Making an Impact With Craft Emergency Relief Fund
No question, 2017 was a challenging, even devastating, year for makers and gift retailers in some parts of the U.S. impacted by hurricanes, fires and other natural disasters, but one organization, and one retailer in particular, have risen to meet those challenges by helping others in need.
The Craft Emergency Relief Fund (CERF+) was started in 1985 by by artists for artists in the craft community as a grassroots mutual aid effort in 1985 and has since emerged as the leading nonprofit organization that uniquely focuses on safeguarding artists’ livelihoods nationwide. CERF+ serves artists who work in craft disciplines by providing a safety net to support strong and sustainable careers.
The group’s core services are education programs, advocacy, network building and emergency relief. CERF+ is readiness, relief + resilience for studio artists, ensuring that they are as protected as the work they create.
For the past 11 years, Kim Megginson, owner of Zig Zag Gallery in Centerville, OH (near Dayton) has done her best to support CERF+ during American Craft Week each fall.
The store holds an event titled “Soup For CERf+”. Potters who do business with Megginson make and donate a variety of bowls for the event, which are sold to customers for between $10 and $20.
Customers then enjoy a home-made soup of their choice, beverage, roll and dessert with 100% of the proceeds from the fundraiser going to CERF+; and the best part is, they get to keep the bowls.

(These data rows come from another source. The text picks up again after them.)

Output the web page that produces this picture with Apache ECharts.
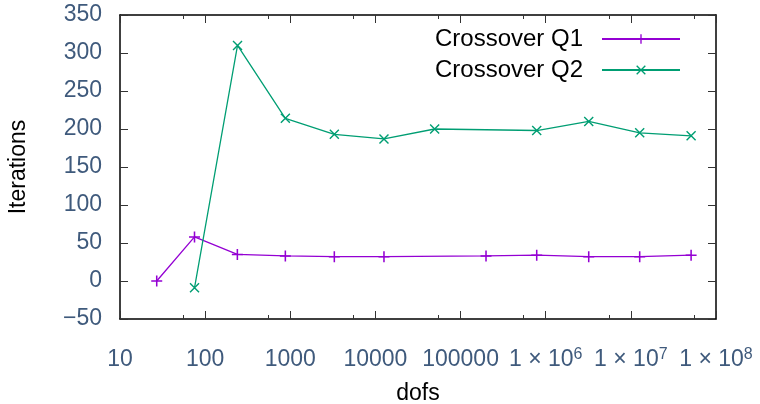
<!DOCTYPE html>
<html lang="en">
<head>
    <meta charset="UTF-8">
    <title>Crossover iterations</title>
    <script src="https://cdn.jsdelivr.net/npm/echarts/dist/echarts.min.js"></script>
    <style>
        body { margin: 0; }
        #chart { width: 760px; height: 404px; }
    </style>
</head>
<body>
    <div id="chart"></div>
    <script>
        // values (dofs, iterations)
        const q1Dofs = [27, 75, 239, 875, 3290, 12600, 199000, 784000, 3.2e6, 1.27e7, 5.1e7];
        const q1Iter = [0, 58, 35, 33, 32, 32, 33, 34, 32, 32, 34];
        const q2Dofs = [75, 240, 875, 3290, 12600, 49600, 784000, 3.2e6, 1.27e7, 5.1e7];
        const q2Iter = [-9, 310, 214, 193, 187, 200, 198, 210, 195, 191];
        const seriesNames = ['Crossover Q1', 'Crossover Q2'];

        const labelColor = '#3f5a7c';
        const font = 'Liberation Sans';
        const plusPath = 'path://M4.3,0h1.4v10h-1.4zM0,4.3h10v1.4h-10z';
        const crossPath = 'path://M0,1L1,0L10,9L9,10ZM9,0L10,1L1,10L0,9Z';

        function xLabel(v) {
            const p = Math.round(Math.log10(v));
            if (p <= 5) return String(Math.round(v));
            return '1 × 10{sup|' + p + '}';
        }

        const chart = echarts.init(document.getElementById('chart'));

        const frameX = {
            type: 'log',
            logBase: 10,
            min: 10,
            max: 1e8,
            splitNumber: 7,
            axisLine: { show: true, onZero: false, lineStyle: { color: '#000', width: 1.5 } },
            axisTick: { show: true, inside: true, length: 8, lineStyle: { color: '#333' } },
            minorTick: { show: true, splitNumber: 2, length: 4, lineStyle: { color: '#333' } },
            splitLine: { show: false }
        };
        const frameY = {
            type: 'value',
            min: -50,
            max: 350,
            interval: 50,
            axisLine: { show: true, onZero: false, lineStyle: { color: '#000', width: 1.5 } },
            axisTick: { show: true, inside: true, length: 8, lineStyle: { color: '#333' } },
            splitLine: { show: false }
        };

        const option = {
            animation: false,
            grid: { left: 120, right: 44, top: 15, bottom: 85, outerBoundsMode: 'none' },
            legend: {
                data: seriesNames,
                orient: 'vertical',
                right: 74,
                top: 22,
                align: 'right',
                itemWidth: 78,
                itemHeight: 12,
                itemGap: 7,
                textStyle: { fontFamily: font, fontSize: 24, color: '#000', padding: [0, 14, 0, 0] }
            },
            xAxis: [
                Object.assign({}, frameX, {
                    position: 'bottom',
                    name: 'dofs',
                    nameLocation: 'middle',
                    nameGap: 63,
                    nameTextStyle: { fontFamily: font, fontSize: 23, color: '#000' },
                    axisLabel: {
                        margin: 29,
                        interval: 0,
                        hideOverlap: false,
                        fontFamily: font,
                        fontSize: 23,
                        color: labelColor,
                        formatter: xLabel,
                        rich: {
                            sup: {
                                fontFamily: font, fontSize: 16, lineHeight: 16,
                                color: labelColor, padding: [0, 0, 10, 0]
                            }
                        }
                    }
                }),
                Object.assign({}, frameX, {
                    position: 'top',
                    axisLabel: { show: false }
                })
            ],
            yAxis: [
                Object.assign({}, frameY, {
                    position: 'left',
                    name: 'Iterations',
                    nameLocation: 'middle',
                    nameGap: 90,
                    nameTextStyle: { fontFamily: font, fontSize: 23, color: '#000' },
                    axisLabel: {
                        margin: 18,
                        fontFamily: font,
                        fontSize: 23,
                        color: labelColor,
                        formatter: v => (v < 0 ? '\u2212' + (-v) : String(v))
                    }
                }),
                Object.assign({}, frameY, {
                    position: 'right',
                    axisLabel: { show: false }
                })
            ],
            series: [
                {
                    name: seriesNames[0],
                    type: 'line',
                    data: q1Dofs.map((d, i) => [d, q1Iter[i]]),
                    symbol: plusPath,
                    symbolSize: 11,
                    color: '#9400d3',
                    lineStyle: { width: 1.3 },
                    itemStyle: { color: '#9400d3' }
                },
                {
                    name: seriesNames[1],
                    type: 'line',
                    data: q2Dofs.map((d, i) => [d, q2Iter[i]]),
                    symbol: crossPath,
                    symbolSize: 10,
                    color: '#009e73',
                    lineStyle: { width: 1.3 },
                    itemStyle: { color: '#009e73' }
                }
            ]
        };

        chart.setOption(option);
    </script>
</body>
</html>
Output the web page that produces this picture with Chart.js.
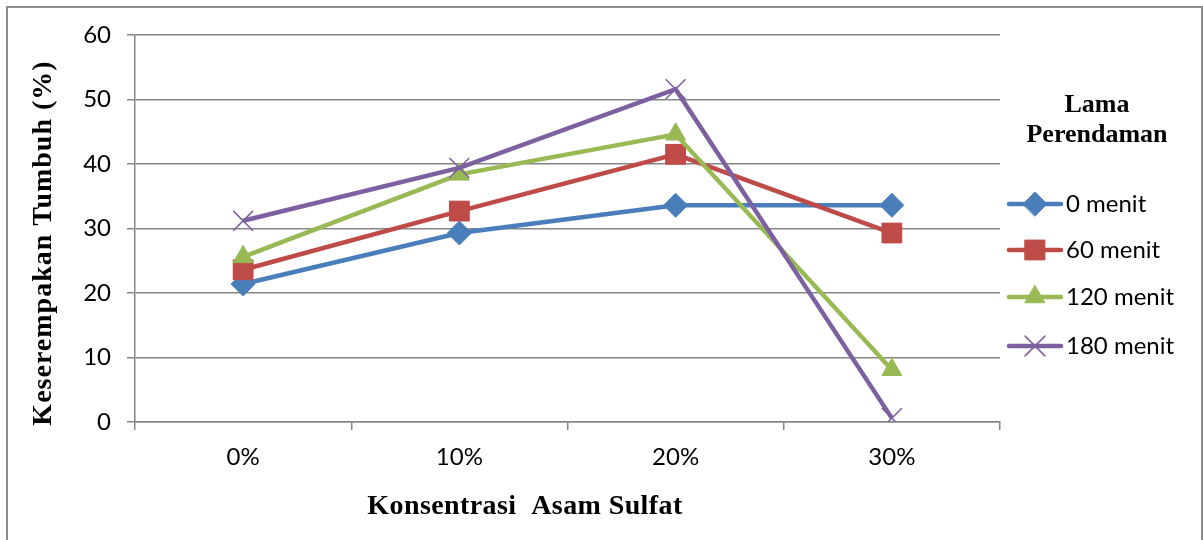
<!DOCTYPE html>
<html>
<head>
<meta charset="utf-8">
<script src="https://cdn.jsdelivr.net/npm/chart.js@4/dist/chart.umd.min.js"></script>
<style>
  html, body { margin: 0; padding: 0; background: #fff; }
  #wrap { position: relative; width: 1203px; height: 540px; }
</style>
</head>
<body>
<div id="wrap"><canvas id="myChart" width="1203" height="540"></canvas></div>
<script>
const categories = ['0%', '10%', '20%', '30%'];
const menit0 = [21.4, 29.3, 33.6, 33.6];
const menit60 = [23.6, 32.7, 41.5, 29.3];
const menit120 = [25.6, 38.4, 44.6, 8.1];
const menit180 = [31.2, 39.4, 51.6, 0.6];
const seriesNames = ['0 menit', '60 menit', '120 menit', '180 menit'];
const yTicks = [0, 10, 20, 30, 40, 50, 60];

const colors = ['#4a7ebb', '#be4b48', '#98b954', '#7d60a0'];
const styles = [
  { pointStyle: 'rectRot', radius: 12, bw: 1 },
  { pointStyle: 'rect', radius: 14, bw: 1 },
  { pointStyle: 'triangle', radius: 11.5, bw: 1 },
  { pointStyle: 'crossRot', radius: 14, bw: 1.5 }
];
const tickFont = { family: 'Lato, "Open Sans", sans-serif', size: 24 };
const serif = '"Liberation Serif", "DejaVu Serif", serif';

const datasets = [menit0, menit60, menit120, menit180].map((d, i) => ({
  label: seriesNames[i],
  data: d,
  borderColor: colors[i],
  backgroundColor: colors[i],
  borderWidth: 4.5,
  pointStyle: styles[i].pointStyle,
  pointRadius: styles[i].radius,
  pointBorderWidth: styles[i].bw,
  pointBorderColor: colors[i],
  pointBackgroundColor: colors[i],
  tension: 0,
  order: 3 - i
}));

// frame, axis titles and the legend
const decor = {
  id: 'decor',
  afterDraw(chart) {
    const c = chart.ctx;
    c.save();
    c.strokeStyle = '#8c8c8c';
    c.lineWidth = 2;
    c.beginPath();
    c.moveTo(7, 540); c.lineTo(7, 7); c.lineTo(1202, 7); c.lineTo(1202, 540);
    c.stroke();

    c.fillStyle = '#000';
    c.textAlign = 'center';
    c.textBaseline = 'alphabetic';
    c.font = 'bold 28px ' + serif;
    c.letterSpacing = '0.4px';
    c.fillText('Konsentrasi  Asam Sulfat', 525, 514);

    c.save();
    c.letterSpacing = '1px';
    c.translate(51, 243);
    c.rotate(-Math.PI / 2);
    c.fillText('Keserempakan Tumbuh (%)', 0, 0);
    c.restore();

    c.letterSpacing = '0px';
    c.font = 'bold 26px ' + serif;
    c.fillText('Lama', 1097, 112);
    c.fillText('Perendaman', 1097, 142);

    const rows = [204, 250, 297, 346];
    chart.data.datasets.forEach((ds, i) => {
      const y = rows[i];
      c.save();
      c.strokeStyle = ds.borderColor;
      c.lineWidth = 4.5;
      c.lineCap = 'round';
      c.beginPath();
      c.moveTo(1009, y); c.lineTo(1061, y);
      c.stroke();
      c.fillStyle = ds.backgroundColor;
      c.lineWidth = ds.pointBorderWidth;
      Chart.helpers.drawPoint(c, {
        pointStyle: ds.pointStyle,
        radius: ds.pointRadius,
        borderWidth: ds.pointBorderWidth
      }, 1035, y);
      c.fillStyle = '#000';
      c.font = tickFont.size + 'px ' + tickFont.family;
      c.textAlign = 'left';
      c.textBaseline = 'middle';
      c.fillText(ds.label, 1066, y);
      c.restore();
    });
    c.restore();
  }
};

const ctx = document.getElementById('myChart').getContext('2d');
const myChart = new Chart(ctx, {
  type: 'line',
  data: { labels: categories, datasets: datasets },
  options: {
    responsive: false,
    animation: false,
    layout: { padding: { left: 0, right: 203, top: 35, bottom: 0 } },
    plugins: { legend: { display: false }, tooltip: { enabled: false } },
    scales: {
      x: {
        offset: true,
        afterFit: s => { s.height = 118; },
        grid: { offset: true, drawOnChartArea: false, tickLength: 8, color: '#868686', lineWidth: 1.5 },
        border: { color: '#868686', width: 1.5 },
        ticks: { font: tickFont, color: '#000', padding: 13 }
      },
      y: {
        min: 0,
        max: 60,
        afterFit: s => { s.width = 135; },
        afterBuildTicks: s => { s.ticks = yTicks.map(v => ({ value: v })); },
        grid: { color: '#868686', lineWidth: 1.5, tickLength: 8 },
        border: { color: '#868686', width: 1.5 },
        ticks: { font: tickFont, color: '#000', padding: 16 }
      }
    }
  },
  plugins: [decor]
});
</script>
</body>
</html>
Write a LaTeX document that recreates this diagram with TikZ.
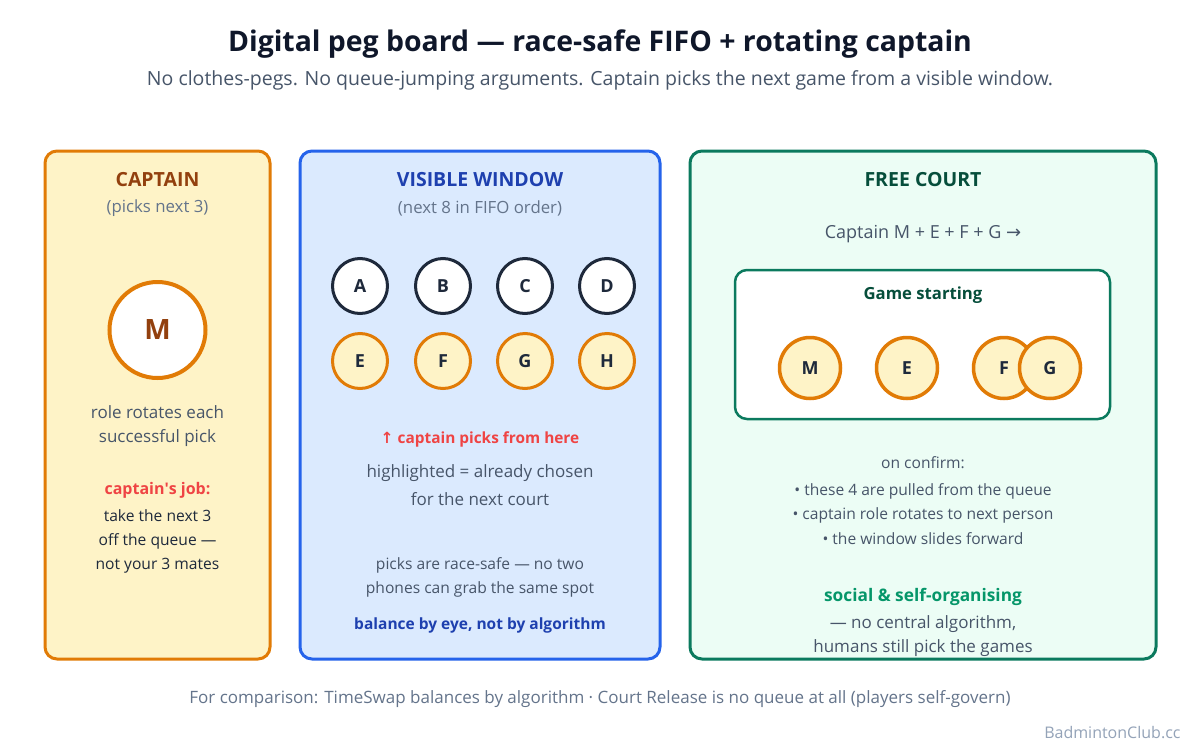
\documentclass[tikz,border=0pt]{standalone}
\usepackage{fontspec}
\setmainfont{Open Sans}
\newfontfamily\symfont{DejaVu Sans}
\usepackage{xcolor}
\usepackage{tikz}
\usetikzlibrary{positioning}
\definecolor{inkdark}{HTML}{0F172A}
\definecolor{inkslate}{HTML}{1E293B}
\definecolor{inkgray}{HTML}{475569}
\definecolor{inklight}{HTML}{64748B}
\definecolor{inkfaint}{HTML}{94A3B8}
\definecolor{amberfill}{HTML}{FEF3C7}
\definecolor{amberline}{HTML}{E17B06}
\definecolor{amberink}{HTML}{92400E}
\definecolor{bluefill}{HTML}{DBEAFE}
\definecolor{blueline}{HTML}{2563EB}
\definecolor{blueink}{HTML}{1E40AF}
\definecolor{greenfill}{HTML}{ECFDF5}
\definecolor{greenline}{HTML}{0B7A5E}
\definecolor{greenink}{HTML}{064E3B}
\definecolor{greenbright}{HTML}{059669}
\definecolor{alertred}{HTML}{EF4444}
\newcommand{\fsz}[1]{\fontsize{#1}{#1}\selectfont}
\tikzstyle{panel} = [rounded corners=12pt, line width=3pt]
\tikzstyle{heading} = [font=\bfseries\fsz{19.5}, anchor=center]
\tikzstyle{sub} = [font=\fsz{16.8}, text=inklight]
\tikzstyle{body} = [font=\fsz{17}, text=inkgray]
\tikzstyle{small} = [font=\fsz{15.6}, text=inkgray]
\tikzstyle{peg} = [circle, minimum size=55pt, inner sep=0pt, line width=3pt, font=\bfseries\fsz{18}, text=inkslate]
\tikzstyle{queued} = [peg, draw=inkslate, fill=white]
\tikzstyle{chosen} = [peg, draw=amberline, fill=amberfill]
\tikzstyle{courtpeg} = [chosen, minimum size=61pt, line width=3.5pt]

\begin{document}
\begin{tikzpicture}[x=1pt,y=-1pt]
\useasboundingbox[fill=white] (0,0) rectangle (1200,750);

% title
\node[font=\bfseries\fsz{28.4}, text=inkdark] (title) at (600,44) {Digital peg board — race-safe FIFO + rotating captain};
\node[font=\fsz{19.5}, text=inkgray] (subtitle) at (600,80) {No clothes-pegs. No queue-jumping arguments. Captain picks the next game from a visible window.};

% captain panel
\draw[panel, fill=amberfill, draw=amberline] (45,151) rectangle (270,659);
\node[heading, text=amberink] (cap-head) at (157.5,180) {CAPTAIN};
\node[sub] (cap-sub) at (157.5,208) {(picks next 3)};
\node[circle, minimum size=96pt, inner sep=0pt, line width=4pt, draw=amberline, fill=white, font=\bfseries\fsz{28}, text=amberink] (cap-m) at (157.5,330) {M};
\node[body, align=center] (cap-role) at (157.5,426) {role rotates each\\[7pt]successful pick};
\node[font=\bfseries\fsz{16}, text=alertred] (cap-job) at (157.5,490) {captain\textquotesingle s job:};
\node[font=\fsz{15.6}, text=inkslate, align=center] (cap-rule) at (157.5,541) {take the next 3\\[8.4pt]off the queue —\\[8.4pt]not your 3 mates};

% visible window panel
\draw[panel, fill=bluefill, draw=blueline] (300,151) rectangle (660,659);
\node[heading, text=blueink] (win-head) at (480,180) {VISIBLE WINDOW};
\node[sub] (win-sub) at (480,208) {(next 8 in FIFO order)};
\node[queued] (win-1) at (360,286) {A};
\node[queued] (win-2) at (443,286) {B};
\node[queued] (win-3) at (525,286) {C};
\node[queued] (win-4) at (607,286) {D};
\node[chosen] (win-5) at (360,361) {E};
\node[chosen] (win-6) at (443,361) {F};
\node[chosen] (win-7) at (525,361) {G};
\node[chosen] (win-8) at (607,361) {H};
\node[font=\bfseries\fsz{15.4}, text=alertred] (win-pick) at (480,439) {{\symfont ↑} captain picks from here};
\node[body, align=center] (win-note) at (480,485) {highlighted = already chosen\\[10pt]for the next court};
\node[small, align=center] (win-race) at (480,577) {picks are race-safe — no two\\[8.4pt]phones can grab the same spot};
\node[font=\bfseries\fsz{15.5}, text=blueink] (win-eye) at (480,625) {balance by eye, not by algorithm};

% free court panel
\draw[panel, fill=greenfill, draw=greenline] (690,151) rectangle (1156,659);
\node[heading, text=greenink] (court-head) at (923,180) {FREE COURT};
\node[font=\fsz{18}, text=inkgray] (court-sum) at (923,234) {Captain M + E + F + G {\symfont →}};
\draw[rounded corners=12pt, line width=2.5pt, fill=white, draw=greenline] (735,270) rectangle (1110,419);
\node[font=\bfseries\fsz{16.7}, text=greenink] (court-game) at (923,295) {Game starting};
\node[courtpeg] (court-1) at (810,368) {M};
\node[courtpeg] (court-2) at (907,368) {E};
\node[courtpeg] (court-3) at (1004,368) {F};
\node[courtpeg] (court-4) at (1050,368) {G};
\node[small] (court-conf) at (923,463) {on confirm:};
\node[small, align=center] (court-list) at (923,514) {• these 4 are pulled from the queue\\[8.4pt]• captain role rotates to next person\\[8.4pt]• the window slides forward};
\node[font=\bfseries\fsz{17.3}, text=greenbright] (court-social) at (923,597) {social \& self-organising};
\node[body, align=center] (court-human) at (923,636) {— no central algorithm,\\[7pt]humans still pick the games};

% footer
\node[font=\fsz{17}, text=inklight] (footer) at (600,699) {For comparison: TimeSwap balances by algorithm · Court Release is no queue at all (players self-govern)};
\node[font=\fsz{16}, text=inkfaint, anchor=east] (brand) at (1184,733) {BadmintonClub.cc};
\end{tikzpicture}
\end{document}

“I met Corniella Carey (executive director at CERF+) years ago, before I owned the store, at a wholesale show,” Megginson recalls. “I was just so impressed with the work they do. They are the only group of their type that I am aware. They are focused on helping people that we support in our store through the goods we sell. They just touched my heart.
“We have artists who have been beneficiaries of their work, and we came to know about how important the assistance was,” she added.
“We set up tables outside the store. It is an incredibly fun evening. Soups donated by local restaurants, and we have friends who as if they can ‘please make soup for you next year'” Megginson explained, sharing that the event keeps growing.Meals are served Thursday and Friday and Saturday afternoon, and include a pottery demo the last day. “A local pottery makes wheel-thrown soup bowls during the demo that will then be used for next year’s event,” she said.
About 200 people attend each year now, Megginson said.
“We make it very public, and we have information about CERF+,” she said, adding it was especially well-attended this past fall. “We had more people this year really asking very specific questions about CERF+. It connected in people that they were really making a contribution that is very important … and that was really exciting to see.”